En relisant Corneille, j’ai remarqué que dans une lettre au grand Scudéri, gouverneur de Notre-Dame de la Garde, il s’exprime ainsi au sujet du cardinal de Richelieu : « Monsieur le cardinal, votre maître et le mien. » C’est peut-être la première fois qu’on a parlé ainsi d’un ministre, depuis qu’il y a dans le monde des ministres, des rois, et des flatteurs. Le même Pierre Corneille, auteur de Cinna, dédie humblement ce Cinna au sieur de Montauron, trésorier de l’épargne, qu’il compare sans façon à Auguste.
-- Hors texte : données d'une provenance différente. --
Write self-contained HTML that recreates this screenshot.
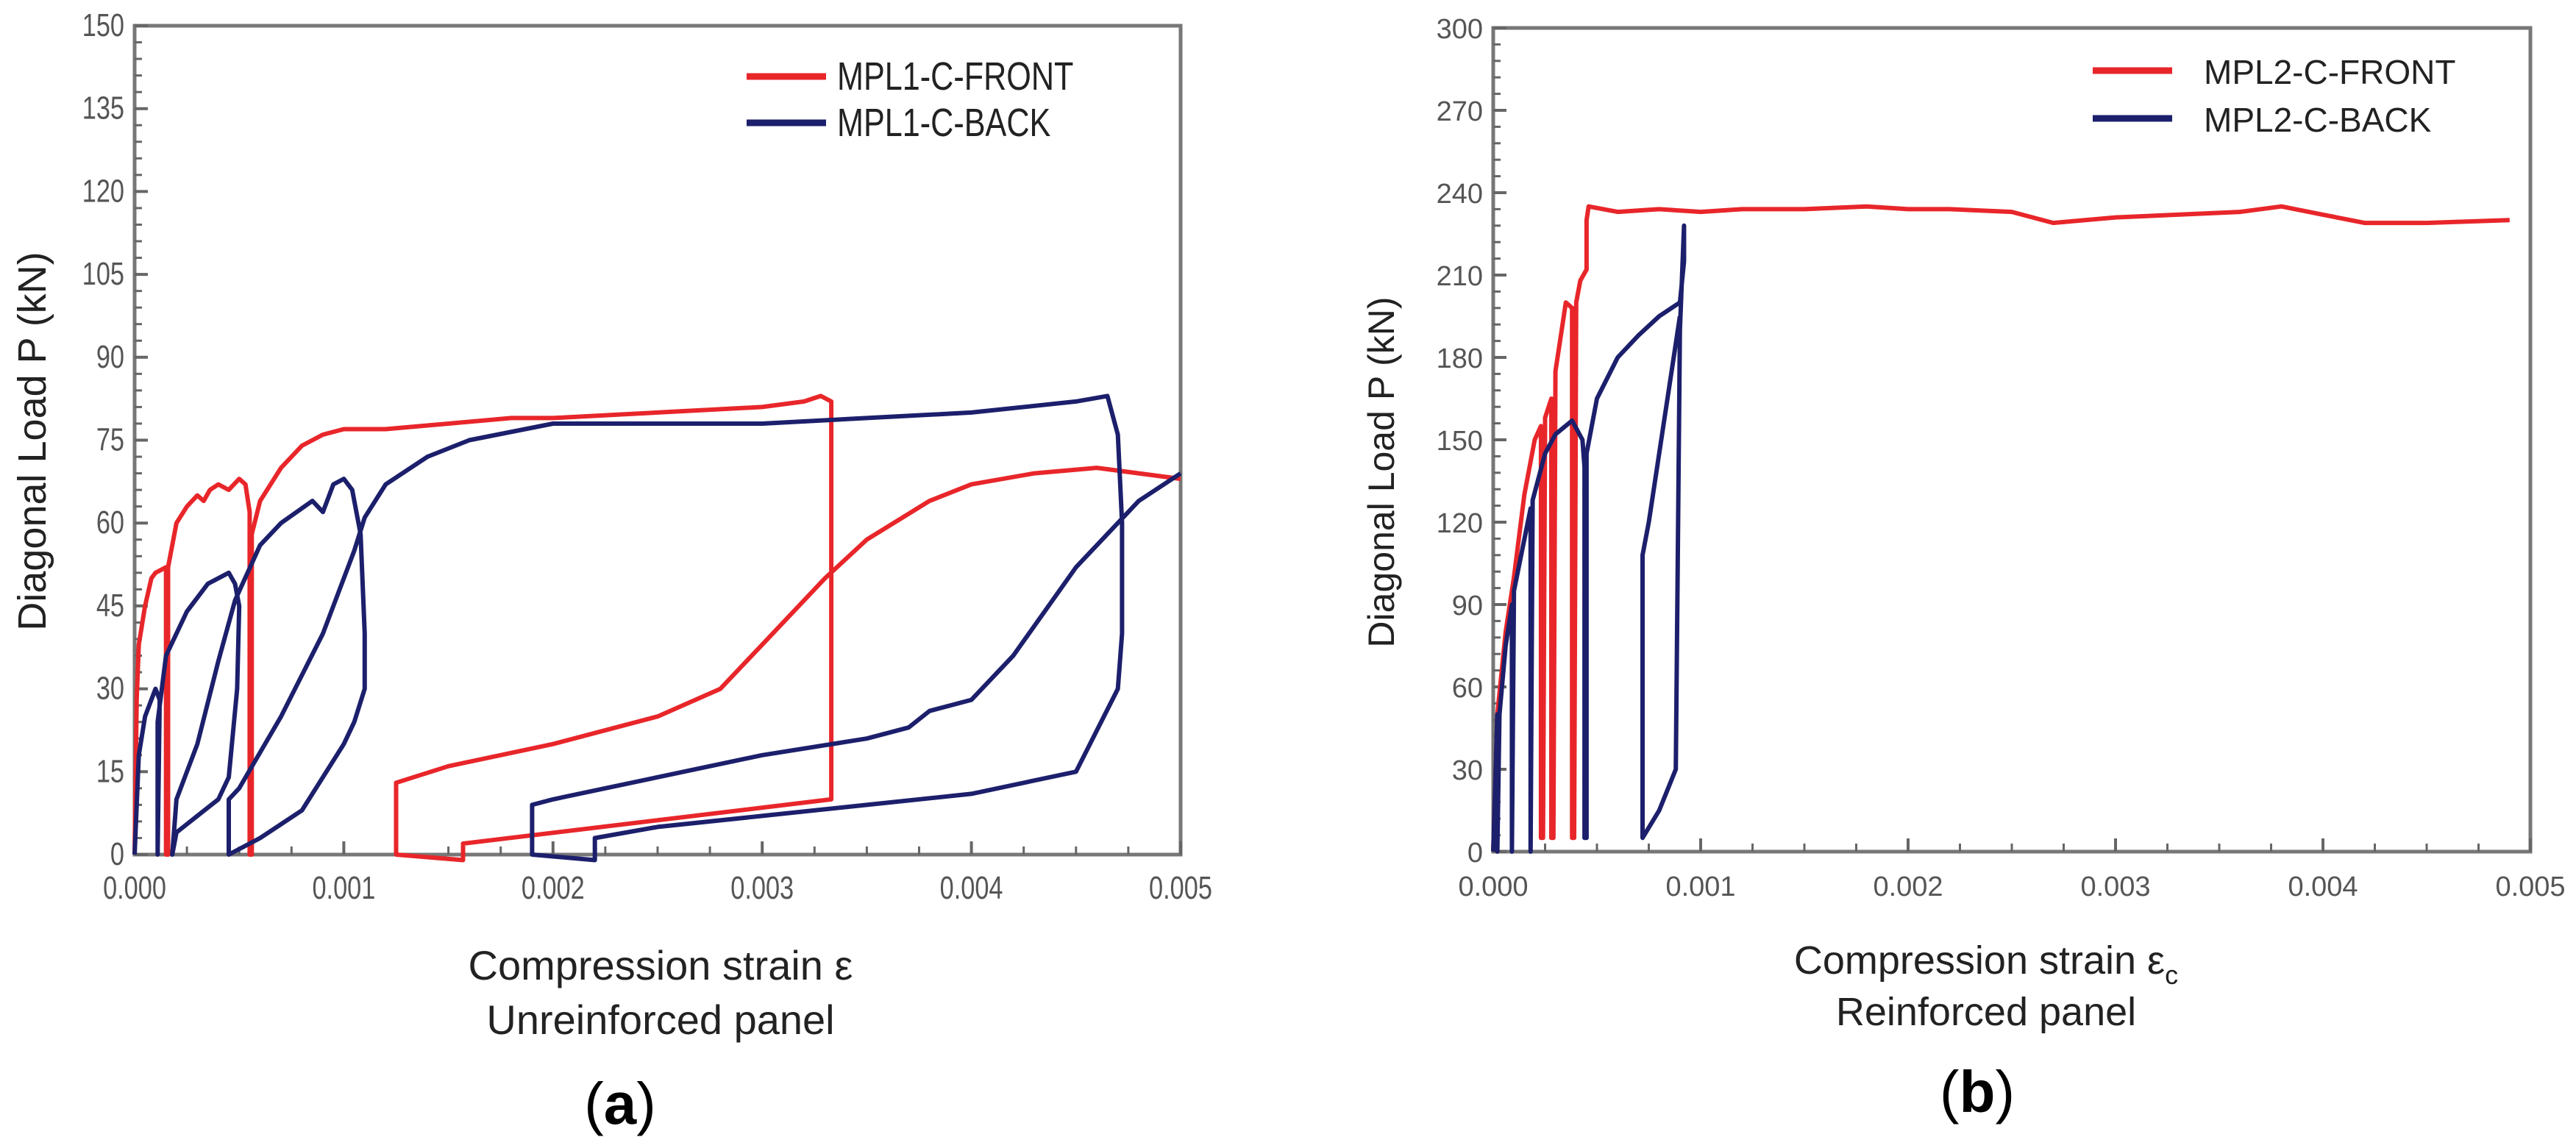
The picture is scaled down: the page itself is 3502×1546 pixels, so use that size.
<!DOCTYPE html>
<html><head><meta charset="utf-8">
<style>
html,body{margin:0;padding:0;background:#fff;}
svg{display:block;}
text{font-family:"Liberation Sans",sans-serif;}
</style></head>
<body>
<svg id="fig" width="3502" height="1546" viewBox="0 0 3502 1546" xmlns="http://www.w3.org/2000/svg">
<rect width="3502" height="1546" fill="#fff"/>
<g id="pa"></g>
<g id="pb"></g>
</svg>
<script>
// ---- Panel (a) data ----
const aXTicks = [0, 0.001, 0.002, 0.003, 0.004, 0.005];
const aXTickLabels = ["0.000","0.001","0.002","0.003","0.004","0.005"];
const aYTicks = [0,15,30,45,60,75,90,105,120,135,150];
const aFrontX = [0,0.00001,0.00002,0.00005,0.00008,0.0001,0.00015,0.00015,0.00016,0.00016,0.0002,0.00025,0.0003,0.00033,0.00036,0.0004,0.00045,0.0005,0.00053,0.00055,0.00055,0.00056,0.00056,0.0006,0.0007,0.0008,0.0009,0.001,0.0012,0.0015,0.0018,0.002,0.0025,0.003,0.0032,0.00328,0.00333,0.00333,0.00157,0.00157,0.00125,0.00125,0.0015,0.002,0.0025,0.0028,0.003,0.0033,0.0035,0.0038,0.004,0.0043,0.0046,0.0048,0.005];
const aFrontY = [0,28,38,45,50,51,52,0,0,52,60,63,65,64,66,67,66,68,67,62,0,0,58,64,70,74,76,77,77,78,79,79,80,81,82,83,82,10,2,-1,0,13,16,20,25,30,38,50,57,64,67,69,70,69,68];
const aBackX = [0,0.00002,0.00005,0.0001,0.00012,0.00011,0.00011,0.00015,0.00025,0.00035,0.00045,0.00048,0.0005,0.00049,0.00045,0.0004,0.0003,0.0002,0.00018,0.0002,0.0003,0.0004,0.00048,0.0006,0.0007,0.00085,0.0009,0.00095,0.001,0.00104,0.00108,0.0011,0.0011,0.00105,0.001,0.0008,0.0006,0.00045,0.00045,0.0005,0.0007,0.0009,0.00105,0.0011,0.0012,0.0014,0.0016,0.002,0.0025,0.003,0.0035,0.004,0.0045,0.00465,0.0047,0.00472,0.00472,0.0047,0.0045,0.004,0.0035,0.003,0.0025,0.0022,0.0022,0.0019,0.0019,0.002,0.0025,0.003,0.0035,0.0037,0.0038,0.004,0.0042,0.0045,0.0048,0.005];
const aBackY = [0,18,25,30,28,0,24,36,44,49,51,49,45,30,14,10,7,4,0,10,20,35,46,56,60,64,62,67,68,66,58,40,30,24,20,8,3,0,10,12,25,40,55,61,67,72,75,78,78,78,79,80,82,83,76,60,40,30,15,11,9,7,5,3,-1,0,9,10,14,18,21,23,26,28,36,52,64,69];
// ---- Panel (b) data ----
const bXTicks = [0, 0.001, 0.002, 0.003, 0.004, 0.005];
const bXTickLabels = ["0.000","0.001","0.002","0.003","0.004","0.005"];
const bYTicks = [0,30,60,90,120,150,180,210,240,270,300];
const bFrontX = [0,0.00002,0.00006,0.0001,0.00015,0.0002,0.00023,0.00023,0.00024,0.00025,0.00028,0.00028,0.00029,0.0003,0.00033,0.00035,0.00038,0.00038,0.00039,0.0004,0.00042,0.00045,0.00045,0.00046,0.0006,0.0008,0.001,0.0012,0.0015,0.0018,0.002,0.0022,0.0025,0.0027,0.003,0.0033,0.0036,0.0038,0.004,0.0042,0.0045,0.0049];
const bFrontY = [0,50,80,100,130,150,155,5,5,158,165,5,5,175,190,200,198,5,5,200,208,212,230,235,233,234,233,234,234,235,234,234,233,229,231,232,233,235,232,229,229,230];
const bBackX = [0,0.00002,0.00002,0.00003,0.00006,0.00009,0.00009,0.0001,0.00014,0.00018,0.00018,0.00019,0.00025,0.0003,0.00038,0.00043,0.00044,0.00044,0.00045,0.00045,0.0005,0.0006,0.0007,0.0008,0.0009,0.00092,0.00092,0.0009,0.00088,0.0008,0.00072,0.00072,0.00075,0.0008,0.0009];
const bBackY = [0,50,0,50,75,90,0,95,110,125,0,128,145,152,157,150,140,5,5,145,165,180,188,195,200,215,228,190,30,15,5,108,120,145,195];

const NS = "http://www.w3.org/2000/svg";
function el(parent, tag, attrs, txt){
  const e = document.createElementNS(NS, tag);
  for (const k in attrs) e.setAttribute(k, attrs[k]);
  if (txt !== undefined) e.textContent = txt;
  parent.appendChild(e);
  return e;
}

function drawPanel(g, cfg){
  const {x0,x1,yTop,yBot,xMax,yMax} = cfg;
  const sx = v => x0 + (v / xMax) * (x1 - x0);
  const sy = v => yBot - (v / yMax) * (yBot - yTop);
  const frame = el(g,'rect',{x:x0,y:yTop,width:x1-x0,height:yBot-yTop,fill:'none',stroke:'#777','stroke-width':5});
  
  
  const yStep = cfg.yTicks[1]-cfg.yTicks[0];
  cfg.yTicks.forEach((t,i)=>{
    const y = sy(t);
    const tk = el(g,'line',{x1:x0,x2:x0+18,y1:y,y2:y,stroke:'#666','stroke-width':4});
    
    
    const lb = el(g,'text',{x:x0-14,y:y+14,'text-anchor':'end','font-size':cfg.tickFont,fill:'#555',transform:cfg.condensed?`translate(${x0-14} 0) scale(0.78 1) translate(${-(x0-14)} 0)`:''}, String(t));
    
    
    if (i < cfg.yTicks.length-1){
      for (let m=1;m<5;m++){
        const ym = sy(t + yStep*m/5);
        const mk = el(g,'line',{x1:x0,x2:x0+10,y1:ym,y2:ym,stroke:'#666','stroke-width':3});
        
        
      }
    }
  });
  const xStep = cfg.xTicks[1]-cfg.xTicks[0];
  cfg.xTicks.forEach((t,i)=>{
    const x = sx(t);
    const tk = el(g,'line',{x1:x,x2:x,y1:yBot,y2:yBot-18,stroke:'#666','stroke-width':4});
    
    
    const lb = el(g,'text',{x:x,y:yBot+60,'text-anchor':'middle','font-size':cfg.tickFont,fill:'#555',transform:cfg.condensed?`translate(${x} 0) scale(0.78 1) translate(${-x} 0)`:''}, cfg.xTickLabels[i]);
    
    
    if (i < cfg.xTicks.length-1){
      for (let m=1;m<4;m++){
        const xm = sx(t + xStep*m/4);
        const mk = el(g,'line',{x1:xm,x2:xm,y1:yBot,y2:yBot-11,stroke:'#666','stroke-width':3});
        
        
      }
    }
  });
  cfg.series.forEach(s=>{
    const d = s.xs.map((v,i)=>(i?'L':'M')+sx(v).toFixed(1)+','+sy(s.ys[i]).toFixed(1)).join(' ');
    const p = el(g,'path',{d:d,fill:'none',stroke:s.color,'stroke-width':6,'stroke-linejoin':'round'});
    
    
  });
  cfg.series.forEach((s,i)=>{
    const ly = cfg.legY[i];
    const ln = el(g,'line',{x1:cfg.legX,x2:cfg.legX+108,y1:ly,y2:ly,stroke:s.color,'stroke-width':9});
    
    
    const tx = el(g,'text',{x:cfg.legTextX,y:ly+18,'font-size':cfg.legFont,fill:'#222',transform:cfg.condensed?`translate(${cfg.legTextX} 0) scale(0.8 1) translate(${-cfg.legTextX} 0)`:''}, s.label);
    
    
  });
}

drawPanel(document.getElementById('pa'), {
  x0:183, x1:1605, yTop:35, yBot:1162, xMax:0.005, yMax:150,
  xTicks:aXTicks, xTickLabels:aXTickLabels, yTicks:aYTicks, tickFont:44, condensed:true,
  legX:1015, legY:[104,167], legTextX:1138, legFont:54,
  series:[
    {name:'series-mpl1-c-front', label:'MPL1-C-FRONT', color:'#e8262a', xs:aFrontX, ys:aFrontY},
    {name:'series-mpl1-c-back', label:'MPL1-C-BACK', color:'#1c1f6b', xs:aBackX, ys:aBackY}
  ]
});
drawPanel(document.getElementById('pb'), {
  x0:2030, x1:3440, yTop:38, yBot:1158, xMax:0.005, yMax:300,
  xTicks:bXTicks, xTickLabels:bXTickLabels, yTicks:bYTicks, tickFont:38, condensed:false,
  legX:2845, legY:[96,161], legTextX:2996, legFont:46,
  series:[
    {name:'series-mpl2-c-front', label:'MPL2-C-FRONT', color:'#e8262a', xs:bFrontX, ys:bFrontY},
    {name:'series-mpl2-c-back', label:'MPL2-C-BACK', color:'#1c1f6b', xs:bBackX, ys:bBackY}
  ]
});
</script>
<div style="position:absolute;left:0;top:0;width:3502px;height:1546px;pointer-events:none;">
  <svg width="3502" height="1546" style="position:absolute;left:0;top:0">
    <text transform="translate(62 600) rotate(-90)" text-anchor="middle" font-size="54" fill="#222" font-family="Liberation Sans, sans-serif">Diagonal Load P (kN)</text>
    <text x="898" y="1332" text-anchor="middle" font-size="56" fill="#222" font-family="Liberation Sans, sans-serif">Compression strain ε</text>
    <text x="898" y="1406" text-anchor="middle" font-size="56" fill="#222" font-family="Liberation Sans, sans-serif">Unreinforced panel</text>
    <text x="843" y="1528" text-anchor="middle" font-size="80" fill="#000" font-family="Liberation Serif, serif">(<tspan font-weight="bold">a</tspan>)</text>
    <text transform="translate(1895 642) rotate(-90)" text-anchor="middle" font-size="50" fill="#222" font-family="Liberation Sans, sans-serif">Diagonal Load P (kN)</text>
    <text x="2700" y="1324" text-anchor="middle" font-size="54" fill="#222" font-family="Liberation Sans, sans-serif">Compression strain ε<tspan font-size="36" dy="14">c</tspan></text>
    <text x="2700" y="1394" text-anchor="middle" font-size="54" fill="#222" font-family="Liberation Sans, sans-serif">Reinforced panel</text>
    <text x="2688" y="1512" text-anchor="middle" font-size="80" fill="#000" font-family="Liberation Serif, serif">(<tspan font-weight="bold">b</tspan>)</text>
  </svg>
</div>
</body></html>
Je suis fâché qu’il n’ait pas appelé Montauron monseigneur.

On conte qu’un vieil officier qui savait peu le protocole de la vanité, ayant écrit au marquis de Louvois : Monsieur, et n’ayant point eu de réponse, lui écrivit : Monseigneur, et n’en obtint pas davantage, parce que le ministre avait encore le monsieur sur le cœur. Enfin il lui écrivit : À mon Dieu, mon Dieu Louvois ; et au commencement de la lettre il mit : Mon Dieu, mon Créateur[3]. Tout

  1. Dans l’édition de 1754 on lit : « Un colonel français passa il y a un an à Bruxelles, et, ne sachant que faire. » En rapprochant les deux versions, n’est-on pas autorisé à croire que ceci fut écrit en 1747, la prise de Bruxelles étant de 1746 ?
  2. Ce qui fait la fin de cet article avait, sauf quelques différences que j’indiquerai, paru dès 1750 dans le tome IX de l’édition des Œuvres de Voltaire, publiée à Dresde (1748-1754, dix volumes in-8o). Il était intitulé Des Titres. (B.)
  3. Le monseigneur des ministres est presque tombé en désuétude, depuis que les places de secrétaires d’État ont été occupées par des grands qui se seraient crus humiliés de n’être monseigneurs que depuis qu’ils étaient devenus ministres. (K.)